» **Requirement**:
State only how many lines below include the string "this".

─── Extracted records

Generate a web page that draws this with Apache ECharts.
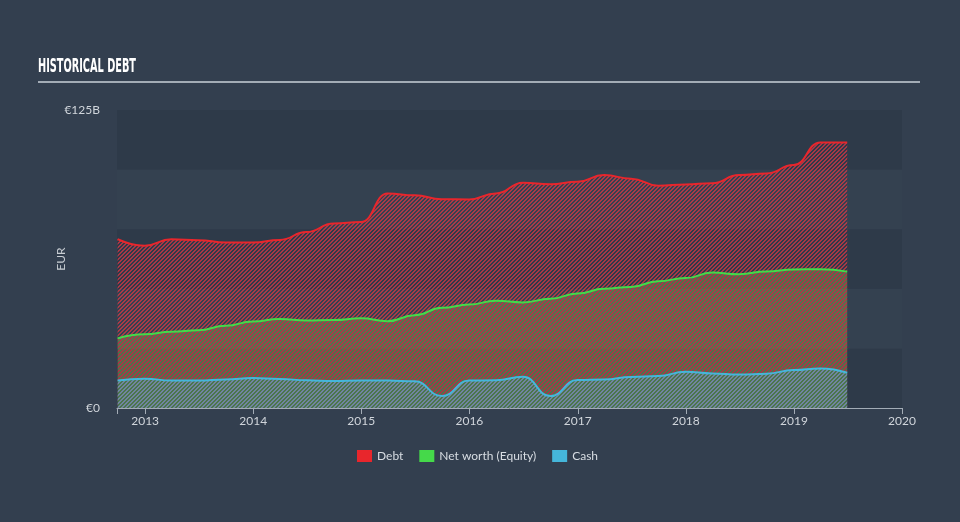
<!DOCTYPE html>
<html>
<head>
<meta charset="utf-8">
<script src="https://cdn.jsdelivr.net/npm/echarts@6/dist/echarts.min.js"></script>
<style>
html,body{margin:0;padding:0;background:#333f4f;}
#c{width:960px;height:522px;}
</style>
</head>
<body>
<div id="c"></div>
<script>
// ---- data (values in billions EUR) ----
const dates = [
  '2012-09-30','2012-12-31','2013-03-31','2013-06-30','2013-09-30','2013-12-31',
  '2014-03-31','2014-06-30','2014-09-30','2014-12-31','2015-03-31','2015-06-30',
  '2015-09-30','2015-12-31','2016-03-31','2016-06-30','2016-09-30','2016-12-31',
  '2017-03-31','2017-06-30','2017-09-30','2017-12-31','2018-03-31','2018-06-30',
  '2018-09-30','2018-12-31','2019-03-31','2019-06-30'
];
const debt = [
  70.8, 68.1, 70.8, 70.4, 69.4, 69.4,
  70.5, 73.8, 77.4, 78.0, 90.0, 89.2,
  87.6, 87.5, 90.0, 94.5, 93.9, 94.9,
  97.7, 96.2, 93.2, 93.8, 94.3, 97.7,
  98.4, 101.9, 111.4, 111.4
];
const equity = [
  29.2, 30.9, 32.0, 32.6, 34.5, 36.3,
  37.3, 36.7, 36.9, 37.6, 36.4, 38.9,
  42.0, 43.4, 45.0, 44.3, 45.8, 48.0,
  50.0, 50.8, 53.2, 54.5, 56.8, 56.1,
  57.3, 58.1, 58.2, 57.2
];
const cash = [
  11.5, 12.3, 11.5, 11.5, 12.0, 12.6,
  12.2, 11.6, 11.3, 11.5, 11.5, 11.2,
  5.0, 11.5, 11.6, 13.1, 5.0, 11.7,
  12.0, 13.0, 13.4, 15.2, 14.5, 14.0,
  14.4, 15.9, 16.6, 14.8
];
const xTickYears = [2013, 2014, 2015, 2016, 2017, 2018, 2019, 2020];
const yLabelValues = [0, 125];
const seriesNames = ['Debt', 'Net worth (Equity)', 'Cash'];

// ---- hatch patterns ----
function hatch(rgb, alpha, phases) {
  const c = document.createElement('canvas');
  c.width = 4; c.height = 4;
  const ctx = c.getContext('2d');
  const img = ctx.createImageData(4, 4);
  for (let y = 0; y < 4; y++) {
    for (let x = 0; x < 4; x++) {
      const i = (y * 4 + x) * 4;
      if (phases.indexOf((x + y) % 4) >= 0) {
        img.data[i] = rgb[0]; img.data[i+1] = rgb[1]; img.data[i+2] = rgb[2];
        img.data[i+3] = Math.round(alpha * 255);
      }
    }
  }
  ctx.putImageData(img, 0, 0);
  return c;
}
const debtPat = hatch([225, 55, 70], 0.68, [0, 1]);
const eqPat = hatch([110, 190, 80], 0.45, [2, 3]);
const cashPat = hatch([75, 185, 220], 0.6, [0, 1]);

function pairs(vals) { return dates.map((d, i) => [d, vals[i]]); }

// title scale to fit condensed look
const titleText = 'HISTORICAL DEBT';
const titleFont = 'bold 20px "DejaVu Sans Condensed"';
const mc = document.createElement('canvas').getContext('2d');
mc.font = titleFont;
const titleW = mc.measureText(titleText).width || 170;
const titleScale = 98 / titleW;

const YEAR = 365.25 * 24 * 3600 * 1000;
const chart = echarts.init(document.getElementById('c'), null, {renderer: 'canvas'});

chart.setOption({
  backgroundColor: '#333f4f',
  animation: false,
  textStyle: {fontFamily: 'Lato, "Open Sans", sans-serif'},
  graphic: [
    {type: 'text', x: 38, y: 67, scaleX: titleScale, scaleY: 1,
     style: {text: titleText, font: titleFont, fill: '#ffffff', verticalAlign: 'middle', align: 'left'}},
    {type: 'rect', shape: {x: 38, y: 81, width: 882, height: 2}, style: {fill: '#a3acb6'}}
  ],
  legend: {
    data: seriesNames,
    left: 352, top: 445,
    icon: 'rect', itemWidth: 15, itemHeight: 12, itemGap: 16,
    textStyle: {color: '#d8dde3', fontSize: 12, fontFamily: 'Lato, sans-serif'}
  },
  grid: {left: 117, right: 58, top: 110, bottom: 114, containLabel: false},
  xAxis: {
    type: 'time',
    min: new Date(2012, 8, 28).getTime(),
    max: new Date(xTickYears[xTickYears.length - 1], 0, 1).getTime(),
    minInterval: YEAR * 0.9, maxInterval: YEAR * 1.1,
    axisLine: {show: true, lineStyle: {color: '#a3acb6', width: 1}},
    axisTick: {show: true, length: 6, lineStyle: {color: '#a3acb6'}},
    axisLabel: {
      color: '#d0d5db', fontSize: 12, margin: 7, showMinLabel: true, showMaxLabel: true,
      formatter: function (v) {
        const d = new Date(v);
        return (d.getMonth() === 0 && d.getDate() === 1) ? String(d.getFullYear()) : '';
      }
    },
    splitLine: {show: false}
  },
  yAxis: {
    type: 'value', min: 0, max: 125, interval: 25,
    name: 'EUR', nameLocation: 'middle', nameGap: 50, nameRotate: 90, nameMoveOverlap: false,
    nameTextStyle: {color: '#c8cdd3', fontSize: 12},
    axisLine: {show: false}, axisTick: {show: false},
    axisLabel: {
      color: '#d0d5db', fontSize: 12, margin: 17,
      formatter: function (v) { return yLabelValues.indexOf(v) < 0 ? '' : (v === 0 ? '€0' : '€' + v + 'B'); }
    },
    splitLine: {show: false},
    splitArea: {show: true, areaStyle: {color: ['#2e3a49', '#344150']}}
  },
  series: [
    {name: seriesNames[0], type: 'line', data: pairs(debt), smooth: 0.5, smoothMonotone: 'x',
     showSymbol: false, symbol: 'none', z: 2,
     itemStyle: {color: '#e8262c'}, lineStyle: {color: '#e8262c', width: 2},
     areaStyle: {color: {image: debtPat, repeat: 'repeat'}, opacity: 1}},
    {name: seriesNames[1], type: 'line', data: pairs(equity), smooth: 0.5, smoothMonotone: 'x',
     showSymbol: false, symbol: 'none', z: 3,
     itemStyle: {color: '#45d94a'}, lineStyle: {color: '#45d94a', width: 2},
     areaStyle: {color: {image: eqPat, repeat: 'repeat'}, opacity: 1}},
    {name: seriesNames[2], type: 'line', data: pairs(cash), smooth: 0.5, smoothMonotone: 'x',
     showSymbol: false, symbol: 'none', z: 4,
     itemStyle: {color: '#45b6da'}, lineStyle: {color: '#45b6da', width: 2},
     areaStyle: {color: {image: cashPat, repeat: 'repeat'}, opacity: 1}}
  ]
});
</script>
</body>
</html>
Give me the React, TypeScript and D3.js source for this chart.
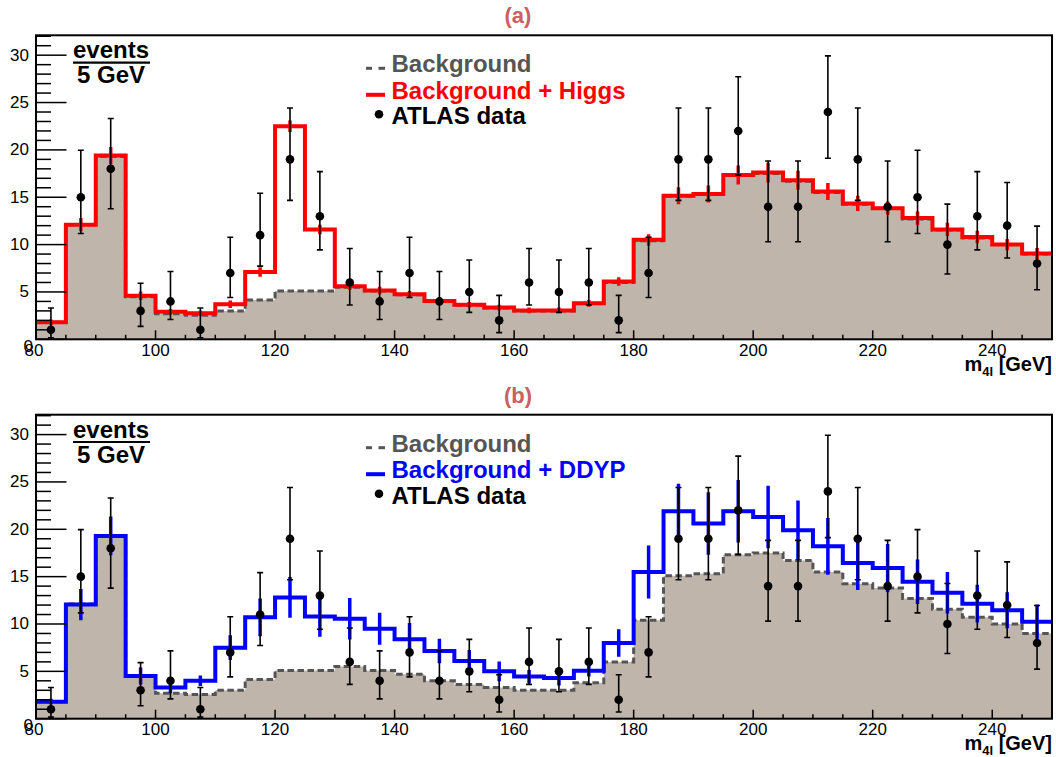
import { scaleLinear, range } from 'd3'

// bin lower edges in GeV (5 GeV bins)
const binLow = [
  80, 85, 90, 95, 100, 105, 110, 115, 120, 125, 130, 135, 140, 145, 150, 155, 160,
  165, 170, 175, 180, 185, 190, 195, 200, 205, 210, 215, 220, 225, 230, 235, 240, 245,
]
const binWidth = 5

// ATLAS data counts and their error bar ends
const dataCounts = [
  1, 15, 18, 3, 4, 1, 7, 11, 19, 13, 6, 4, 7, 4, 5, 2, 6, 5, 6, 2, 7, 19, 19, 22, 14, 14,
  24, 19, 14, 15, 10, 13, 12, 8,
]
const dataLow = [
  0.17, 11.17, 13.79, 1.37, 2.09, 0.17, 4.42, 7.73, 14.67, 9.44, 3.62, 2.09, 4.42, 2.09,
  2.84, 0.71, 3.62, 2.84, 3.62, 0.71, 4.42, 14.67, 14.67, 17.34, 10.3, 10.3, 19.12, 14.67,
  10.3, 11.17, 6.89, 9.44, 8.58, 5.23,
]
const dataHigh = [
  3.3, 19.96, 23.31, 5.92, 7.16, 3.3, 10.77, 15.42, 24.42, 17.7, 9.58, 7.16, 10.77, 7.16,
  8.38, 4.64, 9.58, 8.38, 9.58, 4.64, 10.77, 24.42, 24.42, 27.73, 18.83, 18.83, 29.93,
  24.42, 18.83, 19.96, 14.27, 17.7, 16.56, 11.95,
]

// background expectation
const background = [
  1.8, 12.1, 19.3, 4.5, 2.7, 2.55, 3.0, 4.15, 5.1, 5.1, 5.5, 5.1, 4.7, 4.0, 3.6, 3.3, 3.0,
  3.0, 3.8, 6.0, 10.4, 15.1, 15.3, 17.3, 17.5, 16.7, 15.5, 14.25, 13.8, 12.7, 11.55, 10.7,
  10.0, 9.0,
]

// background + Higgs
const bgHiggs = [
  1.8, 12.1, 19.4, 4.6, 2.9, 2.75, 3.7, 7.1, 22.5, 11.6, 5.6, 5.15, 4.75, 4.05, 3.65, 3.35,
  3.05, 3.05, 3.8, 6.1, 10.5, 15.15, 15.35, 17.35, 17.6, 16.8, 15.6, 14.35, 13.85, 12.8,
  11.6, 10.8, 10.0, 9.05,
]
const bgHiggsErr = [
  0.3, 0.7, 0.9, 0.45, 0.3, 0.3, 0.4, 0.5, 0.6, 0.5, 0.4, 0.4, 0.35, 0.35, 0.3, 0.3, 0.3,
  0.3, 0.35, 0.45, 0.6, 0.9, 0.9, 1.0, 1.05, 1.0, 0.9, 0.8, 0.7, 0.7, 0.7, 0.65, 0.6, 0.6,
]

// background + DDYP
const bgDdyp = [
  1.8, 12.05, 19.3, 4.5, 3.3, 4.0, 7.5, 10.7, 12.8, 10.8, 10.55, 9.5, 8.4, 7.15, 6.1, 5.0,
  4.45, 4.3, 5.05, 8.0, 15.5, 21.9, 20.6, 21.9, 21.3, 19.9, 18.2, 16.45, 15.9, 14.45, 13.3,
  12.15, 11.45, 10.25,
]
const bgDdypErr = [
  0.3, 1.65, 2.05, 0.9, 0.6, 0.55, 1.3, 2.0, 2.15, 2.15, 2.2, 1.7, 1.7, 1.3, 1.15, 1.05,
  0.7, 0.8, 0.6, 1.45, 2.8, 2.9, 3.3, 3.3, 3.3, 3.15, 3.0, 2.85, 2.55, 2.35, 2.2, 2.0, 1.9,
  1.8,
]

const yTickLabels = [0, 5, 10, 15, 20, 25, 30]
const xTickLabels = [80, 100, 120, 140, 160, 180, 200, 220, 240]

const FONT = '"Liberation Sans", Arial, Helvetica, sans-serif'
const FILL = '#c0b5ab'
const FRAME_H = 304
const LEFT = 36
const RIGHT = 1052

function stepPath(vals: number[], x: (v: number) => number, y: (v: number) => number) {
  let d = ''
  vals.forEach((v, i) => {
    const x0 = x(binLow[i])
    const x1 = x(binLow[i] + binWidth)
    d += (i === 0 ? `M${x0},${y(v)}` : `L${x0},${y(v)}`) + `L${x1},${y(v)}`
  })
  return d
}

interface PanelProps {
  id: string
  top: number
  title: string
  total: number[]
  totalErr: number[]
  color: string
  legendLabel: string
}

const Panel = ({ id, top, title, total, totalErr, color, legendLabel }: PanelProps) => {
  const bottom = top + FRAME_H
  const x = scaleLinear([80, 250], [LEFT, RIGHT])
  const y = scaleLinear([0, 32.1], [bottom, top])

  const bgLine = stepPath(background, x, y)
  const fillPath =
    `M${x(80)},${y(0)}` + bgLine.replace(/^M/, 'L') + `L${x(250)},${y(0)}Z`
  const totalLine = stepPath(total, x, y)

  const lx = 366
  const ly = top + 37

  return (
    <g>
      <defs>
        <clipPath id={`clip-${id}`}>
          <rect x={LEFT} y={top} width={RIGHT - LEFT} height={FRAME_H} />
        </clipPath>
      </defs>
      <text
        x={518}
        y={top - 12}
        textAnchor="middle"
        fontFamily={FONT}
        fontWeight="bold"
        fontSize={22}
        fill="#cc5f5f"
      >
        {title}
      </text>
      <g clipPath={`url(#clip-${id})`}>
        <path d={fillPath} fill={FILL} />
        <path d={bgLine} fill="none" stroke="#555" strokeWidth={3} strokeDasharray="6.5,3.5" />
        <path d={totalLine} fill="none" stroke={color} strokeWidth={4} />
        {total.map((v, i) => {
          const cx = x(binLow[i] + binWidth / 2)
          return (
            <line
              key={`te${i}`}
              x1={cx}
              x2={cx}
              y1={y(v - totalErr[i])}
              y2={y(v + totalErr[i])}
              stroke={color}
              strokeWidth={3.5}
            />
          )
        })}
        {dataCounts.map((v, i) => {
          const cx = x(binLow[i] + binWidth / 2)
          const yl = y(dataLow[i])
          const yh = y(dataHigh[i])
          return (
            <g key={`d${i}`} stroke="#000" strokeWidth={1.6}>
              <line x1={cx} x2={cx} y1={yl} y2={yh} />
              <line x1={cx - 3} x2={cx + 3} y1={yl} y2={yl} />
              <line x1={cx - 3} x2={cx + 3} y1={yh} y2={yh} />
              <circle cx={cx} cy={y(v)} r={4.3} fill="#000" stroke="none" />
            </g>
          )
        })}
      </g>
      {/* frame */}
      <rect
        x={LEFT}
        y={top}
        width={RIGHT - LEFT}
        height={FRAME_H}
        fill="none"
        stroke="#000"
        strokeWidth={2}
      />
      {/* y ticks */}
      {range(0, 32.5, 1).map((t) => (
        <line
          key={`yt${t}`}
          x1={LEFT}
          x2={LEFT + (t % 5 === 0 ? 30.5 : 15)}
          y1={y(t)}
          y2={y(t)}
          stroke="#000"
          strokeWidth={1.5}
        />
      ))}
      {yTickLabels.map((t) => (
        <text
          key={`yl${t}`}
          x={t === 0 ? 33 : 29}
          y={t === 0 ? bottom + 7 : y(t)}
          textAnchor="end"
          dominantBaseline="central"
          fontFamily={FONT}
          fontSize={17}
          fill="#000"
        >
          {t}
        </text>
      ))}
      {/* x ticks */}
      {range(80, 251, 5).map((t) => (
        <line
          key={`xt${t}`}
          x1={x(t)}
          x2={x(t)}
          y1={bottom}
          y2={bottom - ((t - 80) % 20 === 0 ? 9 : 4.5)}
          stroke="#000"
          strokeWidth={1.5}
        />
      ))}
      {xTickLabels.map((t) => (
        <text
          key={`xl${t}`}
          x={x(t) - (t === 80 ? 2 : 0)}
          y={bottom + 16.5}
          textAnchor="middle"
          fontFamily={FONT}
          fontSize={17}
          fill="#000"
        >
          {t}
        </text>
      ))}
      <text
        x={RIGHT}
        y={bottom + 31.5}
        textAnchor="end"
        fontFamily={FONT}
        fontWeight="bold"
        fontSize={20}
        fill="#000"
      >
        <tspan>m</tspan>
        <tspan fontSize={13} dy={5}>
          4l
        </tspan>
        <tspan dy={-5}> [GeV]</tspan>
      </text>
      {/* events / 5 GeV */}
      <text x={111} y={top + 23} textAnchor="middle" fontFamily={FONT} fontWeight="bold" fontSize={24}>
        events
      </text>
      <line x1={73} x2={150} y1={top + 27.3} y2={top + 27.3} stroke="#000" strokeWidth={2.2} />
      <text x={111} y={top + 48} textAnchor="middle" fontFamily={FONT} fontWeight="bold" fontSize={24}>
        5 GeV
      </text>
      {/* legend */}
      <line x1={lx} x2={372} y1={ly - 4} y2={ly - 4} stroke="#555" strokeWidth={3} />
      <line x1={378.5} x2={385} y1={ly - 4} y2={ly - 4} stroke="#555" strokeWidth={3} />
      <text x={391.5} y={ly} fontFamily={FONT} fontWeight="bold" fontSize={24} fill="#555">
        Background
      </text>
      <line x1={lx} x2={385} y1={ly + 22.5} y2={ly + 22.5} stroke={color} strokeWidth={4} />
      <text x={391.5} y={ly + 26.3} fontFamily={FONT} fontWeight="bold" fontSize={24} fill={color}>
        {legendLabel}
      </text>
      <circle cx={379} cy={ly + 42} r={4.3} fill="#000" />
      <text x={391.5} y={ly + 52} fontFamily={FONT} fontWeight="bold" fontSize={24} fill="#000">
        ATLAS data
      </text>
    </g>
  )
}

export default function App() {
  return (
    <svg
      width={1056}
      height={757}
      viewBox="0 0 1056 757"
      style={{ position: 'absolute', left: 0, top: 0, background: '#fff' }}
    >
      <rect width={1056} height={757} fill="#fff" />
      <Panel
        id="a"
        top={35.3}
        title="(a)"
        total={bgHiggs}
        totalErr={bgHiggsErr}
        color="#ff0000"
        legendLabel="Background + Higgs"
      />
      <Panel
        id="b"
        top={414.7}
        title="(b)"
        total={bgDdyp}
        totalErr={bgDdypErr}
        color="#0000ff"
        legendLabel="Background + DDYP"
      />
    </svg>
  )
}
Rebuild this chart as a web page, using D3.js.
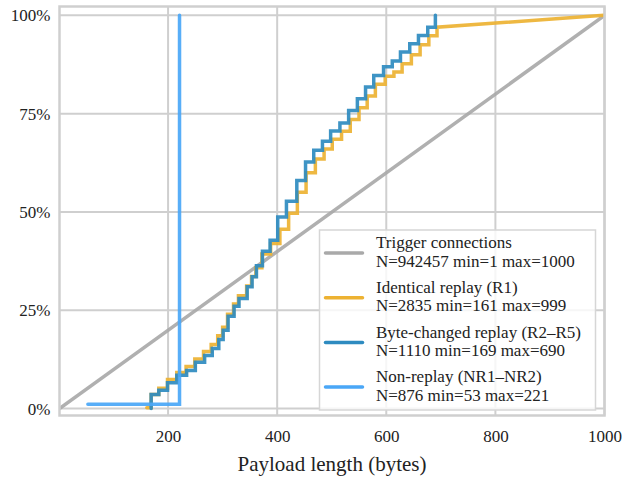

──────

» **Output of the task**:
3